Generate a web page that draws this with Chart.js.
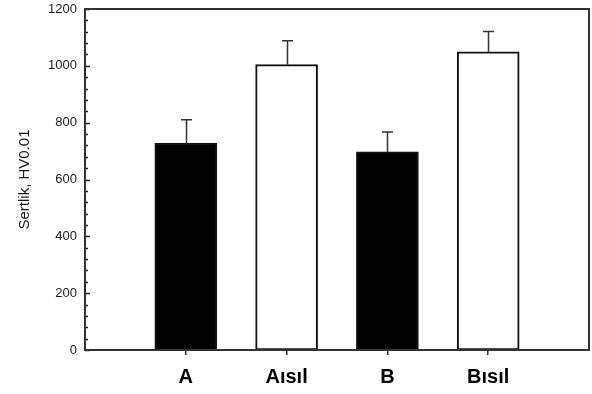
<!DOCTYPE html>
<html>
<head>
<meta charset="utf-8">
<script src="https://cdn.jsdelivr.net/npm/chart.js@4.4.1/dist/chart.umd.min.js"></script>
<style>
  html, body { margin: 0; padding: 0; background: #fff; }
  #wrap { width: 592px; height: 394px; }
</style>
</head>
<body>
<div id="wrap"><canvas id="chart"></canvas></div>
<script>
const groups = ['A', 'Aısıl', 'B', 'Bısıl']
const hardness = [727, 1004, 697, 1049]
const hardnessErr = [83, 84, 70, 72]
const barFill = ['#000', '#fff', '#000', '#fff']

// empty slots on both ends so the bars sit at 1..4 on a 0..5 axis
const labels = [''].concat(groups, [''])
const values = [null].concat(hardness, [null])
const errors = [null].concat(hardnessErr, [null])
const fills = [null].concat(barFill, [null])

const FONT = "Arial, 'Liberation Sans', sans-serif"

// box around the plot + inward minor/major ticks on y
const frame = {
  id: 'frame',
  afterDraw(chart) {
    const { ctx, chartArea: a } = chart
    const y = chart.scales.y
    ctx.save()
    ctx.strokeStyle = '#222'
    ctx.lineWidth = 1.5
    y.ticks.forEach((t, i) => {
      const py = Math.round(y.getPixelForTick(i)) + 0.5
      const len = t.value % 200 === 0 ? 5 : 3
      ctx.beginPath()
      ctx.moveTo(a.left, py)
      ctx.lineTo(a.left + len, py)
      ctx.stroke()
    })
    ctx.strokeStyle = '#333'
    ctx.lineWidth = 2
    ctx.strokeRect(a.left, a.top, a.right - a.left, a.bottom - a.top)
    ctx.restore()
  }
}

// upper error bars
const errBars = {
  id: 'errBars',
  afterDatasetsDraw(chart) {
    const { ctx } = chart
    const y = chart.scales.y
    const meta = chart.getDatasetMeta(0)
    ctx.save()
    ctx.strokeStyle = '#333'
    ctx.lineWidth = 1.5
    meta.data.forEach((bar, i) => {
      if (values[i] == null) return
      const top = y.getPixelForValue(values[i] + errors[i])
      const x = Math.round(bar.x) + 0.5
      ctx.beginPath()
      ctx.moveTo(x, bar.y)
      ctx.lineTo(x, top)
      ctx.moveTo(x - 5.5, top)
      ctx.lineTo(x + 5.5, top)
      ctx.stroke()
    })
    ctx.restore()
  }
}

const data = {
  labels: labels,
  datasets: [{
    data: values,
    backgroundColor: fills,
    borderColor: '#111',
    borderWidth: 2,
    borderSkipped: false,
    barThickness: 62
  }]
}

const config = {
  type: 'bar',
  data: data,
  options: {
    responsive: true,
    maintainAspectRatio: false,
    animation: false,
    layout: { padding: { left: 0, right: 3, top: 9, bottom: 0 } },
    plugins: {
      legend: { display: false },
      tooltip: { enabled: false }
    },
    scales: {
      x: {
        offset: false,
        border: { display: false },
        grid: {
          offset: false,
          drawOnChartArea: false,
          drawTicks: true,
          tickLength: 5,
          lineWidth: 1.5,
          tickColor: ctx => (ctx.index === 0 || ctx.index === labels.length - 1) ? 'rgba(0,0,0,0)' : '#333'
        },
        ticks: {
          color: '#000',
          padding: 10,
          maxRotation: 0,
          autoSkip: false,
          font: { family: FONT, size: 20, weight: 'bold' }
        },
        afterFit: s => {
          s.height = 44
          s.paddingLeft = 0
          s.paddingRight = 0
        }
      },
      y: {
        min: 0,
        max: 1200,
        border: { display: false },
        grid: { display: false, drawTicks: false },
        ticks: {
          stepSize: 40,
          autoSkip: false,
          padding: 8,
          color: '#1a1a1a',
          font: { family: FONT, size: 13 },
          callback: v => v % 200 === 0 ? v : ''
        },
        title: {
          display: true,
          text: 'Sertlik, HV0.01',
          color: '#1a1a1a',
          font: { family: FONT, size: 15 },
          padding: { top: 16, bottom: 0 }
        },
        afterFit: s => {
          s.width = 85
          s.paddingTop = 0
          s.paddingBottom = 0
        }
      }
    }
  },
  plugins: [errBars, frame]
}

new Chart(document.getElementById('chart'), config)
</script>
</body>
</html>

● **Problem to solve**: Take the listing above and restate it word for word, without its pictures.

● **Task output**:
Generate a web page that draws this with Chart.js.
<!DOCTYPE html>
<html>
<head>
<meta charset="utf-8">
<script src="https://cdn.jsdelivr.net/npm/chart.js@4.4.1/dist/chart.umd.min.js"></script>
<style>
  html, body { margin: 0; padding: 0; background: #fff; }
  #wrap { width: 592px; height: 394px; }
</style>
</head>
<body>
<div id="wrap"><canvas id="chart"></canvas></div>
<script>
const groups = ['A', 'Aısıl', 'B', 'Bısıl']
const hardness = [727, 1004, 697, 1049]
const hardnessErr = [83, 84, 70, 72]
const barFill = ['#000', '#fff', '#000', '#fff']

// empty slots on both ends so the bars sit at 1..4 on a 0..5 axis
const labels = [''].concat(groups, [''])
const values = [null].concat(hardness, [null])
const errors = [null].concat(hardnessErr, [null])
const fills = [null].concat(barFill, [null])

const FONT = "Arial, 'Liberation Sans', sans-serif"

// box around the plot + inward minor/major ticks on y
const frame = {
  id: 'frame',
  afterDraw(chart) {
    const { ctx, chartArea: a } = chart
    const y = chart.scales.y
    ctx.save()
    ctx.strokeStyle = '#222'
    ctx.lineWidth = 1.5
    y.ticks.forEach((t, i) => {
      const py = Math.round(y.getPixelForTick(i)) + 0.5
      const len = t.value % 200 === 0 ? 5 : 3
      ctx.beginPath()
      ctx.moveTo(a.left, py)
      ctx.lineTo(a.left + len, py)
      ctx.stroke()
    })
    ctx.strokeStyle = '#333'
    ctx.lineWidth = 2
    ctx.strokeRect(a.left, a.top, a.right - a.left, a.bottom - a.top)
    ctx.restore()
  }
}

// upper error bars
const errBars = {
  id: 'errBars',
  afterDatasetsDraw(chart) {
    const { ctx } = chart
    const y = chart.scales.y
    const meta = chart.getDatasetMeta(0)
    ctx.save()
    ctx.strokeStyle = '#333'
    ctx.lineWidth = 1.5
    meta.data.forEach((bar, i) => {
      if (values[i] == null) return
      const top = y.getPixelForValue(values[i] + errors[i])
      const x = Math.round(bar.x) + 0.5
      ctx.beginPath()
      ctx.moveTo(x, bar.y)
      ctx.lineTo(x, top)
      ctx.moveTo(x - 5.5, top)
      ctx.lineTo(x + 5.5, top)
      ctx.stroke()
    })
    ctx.restore()
  }
}

const data = {
  labels: labels,
  datasets: [{
    data: values,
    backgroundColor: fills,
    borderColor: '#111',
    borderWidth: 2,
    borderSkipped: false,
    barThickness: 62
  }]
}

const config = {
  type: 'bar',
  data: data,
  options: {
    responsive: true,
    maintainAspectRatio: false,
    animation: false,
    layout: { padding: { left: 0, right: 3, top: 9, bottom: 0 } },
    plugins: {
      legend: { display: false },
      tooltip: { enabled: false }
    },
    scales: {
      x: {
        offset: false,
        border: { display: false },
        grid: {
          offset: false,
          drawOnChartArea: false,
          drawTicks: true,
          tickLength: 5,
          lineWidth: 1.5,
          tickColor: ctx => (ctx.index === 0 || ctx.index === labels.length - 1) ? 'rgba(0,0,0,0)' : '#333'
        },
        ticks: {
          color: '#000',
          padding: 10,
          maxRotation: 0,
          autoSkip: false,
          font: { family: FONT, size: 20, weight: 'bold' }
        },
        afterFit: s => {
          s.height = 44
          s.paddingLeft = 0
          s.paddingRight = 0
        }
      },
      y: {
        min: 0,
        max: 1200,
        border: { display: false },
        grid: { display: false, drawTicks: false },
        ticks: {
          stepSize: 40,
          autoSkip: false,
          padding: 8,
          color: '#1a1a1a',
          font: { family: FONT, size: 13 },
          callback: v => v % 200 === 0 ? v : ''
        },
        title: {
          display: true,
          text: 'Sertlik, HV0.01',
          color: '#1a1a1a',
          font: { family: FONT, size: 15 },
          padding: { top: 16, bottom: 0 }
        },
        afterFit: s => {
          s.width = 85
          s.paddingTop = 0
          s.paddingBottom = 0
        }
      }
    }
  },
  plugins: [errBars, frame]
}

new Chart(document.getElementById('chart'), config)
</script>
</body>
</html>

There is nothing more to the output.